I think the morally correct thing to say is that appearances aren´t important. But beauty is one important component of relationships. I completely agree with you. I´m sorry but I don´t believe people who are completely detached from appearances. I think they refuse to admit this little part of them who is superficial.

 

One, note that you yourself admits it is superficial. Two, I've never said that I don't notice people I think are physcially attractive. I've said that I'm not picky and that a lot of girls would be considered cute based solely on appreance. What I'm saying is that it is not a necessity for someone whom I would be interested in going out with, that I don't make choices about who I like based upon outwards appearance. I still have a physical side, but it is separated from the more important aspects - the emotional, intellectual, spiritual. The physical is light years beyond those aspects in terms of how important or vital they are. Once you have those three, the physical falls into place.

 

Oh please. C´mon, don´t tell me seriously believe that everyone is attractive. Please, for the sake of rationality, please admit that this statement is false.

 

Even disfigured, ape-looking, bug-eyed rapists?

 

DB, think about what you said. You asked if a rapist is attractive. Most people would not find him attractive, but not because of appearance. They are disgusted by his actions. It is not the outside, it is what is in the person that makes them unattractive. Even these people have someone who considers them attractive. A friend was just telling me a story of her being on jury duty and convicting a rapist, who had a wife and child. That wife thought he was attractive.

 

Everyone is physically attractive to someone. Thus all people all physically attractive in their own way. What makes someone unattractive is their attitude and personality. I do not find someone who lies and manipulates others to be attractive and I wouldn't consider going out with a girl like that, even if I thought they were cute on the outside. On the otherhand, someone I didn't notice physically, but whom I saw had a great heart and went out of her way for others, I would go out with.

 

If you do not judge anyone on pysical attraction - how do you choose who to approach, or let close to you?
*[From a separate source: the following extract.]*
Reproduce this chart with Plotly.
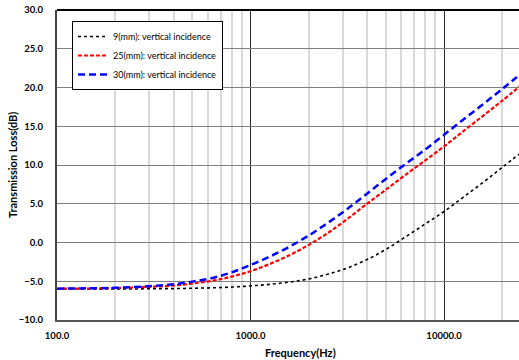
import plotly.graph_objects as go
import math

freq = [100, 125, 160, 200, 250, 315, 400, 500, 630, 800, 1000, 1250, 1600, 2000,
        2500, 3150, 4000, 5000, 6300, 8000, 10000, 12500, 16000, 20000, 25000]
tl_9mm = [-6.0, -6.0, -6.0, -6.0, -6.0, -5.95, -5.95, -5.9, -5.85, -5.75, -5.6, -5.4,
          -5.1, -4.7, -4.1, -3.3, -2.2, -0.9, 0.7, 2.4, 4.0, 5.8, 7.8, 9.7, 11.6]
tl_25mm = [-5.97, -5.95, -5.92, -5.88, -5.8, -5.7, -5.55, -5.3, -4.95, -4.4, -3.7, -2.8,
           -1.6, -0.3, 1.2, 3.0, 5.0, 6.8, 8.7, 10.6, 12.4, 14.3, 16.4, 18.3, 20.3]
tl_30mm = [-5.96, -5.93, -5.9, -5.85, -5.75, -5.6, -5.4, -5.05, -4.6, -3.85, -2.9, -1.85,
           -0.5, 0.9, 2.5, 4.3, 6.3, 8.2, 10.1, 12.0, 13.9, 15.8, 17.9, 19.8, 21.8]
names = ["9(mm): vertical incidence", "25(mm): vertical incidence", "30(mm): vertical incidence"]

FONT = "Lato"
fig = go.Figure()
fig.add_trace(go.Scatter(x=freq, y=tl_9mm, name=names[0], mode="lines",
                         line=dict(color="black", width=1.6, dash="dot", shape="spline")))
fig.add_trace(go.Scatter(x=freq, y=tl_25mm, name=names[1], mode="lines",
                         line=dict(color="#ff0000", width=2.2, dash="4px,2px", shape="spline")))
fig.add_trace(go.Scatter(x=freq, y=tl_30mm, name=names[2], mode="lines",
                         line=dict(color="#0000ff", width=2.5, dash="7px,4px", shape="spline")))

fig.update_layout(
    width=519, height=360,
    margin=dict(l=57, r=0, t=10, b=40),
    paper_bgcolor="white", plot_bgcolor="white",
    font=dict(family=FONT, color="black"),
    showlegend=True,
    legend=dict(x=(72-57)/462, y=(320-21)/310, xanchor="left", yanchor="top",
                bgcolor="white", bordercolor="black", borderwidth=1,
                font=dict(family=FONT, size=9, color="black"),
                itemwidth=30, tracegroupgap=0),
    xaxis=dict(type="log", range=[2, math.log10(24400)], dtick=1, tickformat=".1f",
               showgrid=True, gridcolor="#2a2a2a", gridwidth=1,
               minor=dict(dtick="D1", showgrid=True, gridcolor="#d9d9d9", gridwidth=1.5),
               showline=True, linecolor="#555555", linewidth=2,
               ticks="", ticklabelstandoff=6,
               tickfont=dict(family=FONT, size=9.5, color="black", weight="bold"),
               zeroline=False, automargin=False),
    yaxis=dict(range=[-10, 30], dtick=5, tickformat=".1f",
               showgrid=True, gridcolor="#808080", gridwidth=1,
               showline=True, linecolor="#444444", linewidth=2,
               ticks="", ticklabelstandoff=10,
               tickfont=dict(family=FONT, size=9.5, color="black", weight="bold"),
               zeroline=False, automargin=False),
    shapes=[dict(type="line", xref="paper", yref="paper", x0=0, x1=1, y0=1, y1=1,
                 line=dict(color="black", width=2))],
    annotations=[
        dict(text="<b>Frequency(Hz)</b>", xref="paper", yref="paper", x=(300-57)/462,
             y=-(352-320)/310, xanchor="center", yanchor="middle", showarrow=False,
             font=dict(family=FONT, size=11, color="black")),
        dict(text="<b>Transmission Loss(dB)</b>", xref="paper", yref="paper",
             x=-(57-12)/462, y=0.5, xanchor="center", yanchor="middle", textangle=-90,
             showarrow=False, font=dict(family=FONT, size=11, color="black")),
    ],
)
fig.write_html("out.html", config={"displayModeBar": False},
               post_script="document.body.style.margin='0';document.body.style.overflow='hidden';")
Personality wise, there are a lot of 'nice' men out there..

 

Personally, I don't believe in needed to approach someone. I let nature take its course. I will meet women through the natural course of events -in class, at work, the person on the bus I see everyday, the person my friend introduced me to, the person who messaged me in a chat room. I talk to these women and get to know them. I get to know who they are, see what we have in common, what kind of a person they are. And then I have fallen for them because of the kind heart I see, their intellect, the similar interests and values.

 

Who you get close to is a matter of being able to sense it is right. "Nice" is not the only factor. It is who you have things in common with. It is who shares your beliefs and values. It is who you feel comfortable with, who makes you feel safe and special. It is who you just see something special in, who you just feel a deep connection with. None of these things can be decided based upon physical appearance.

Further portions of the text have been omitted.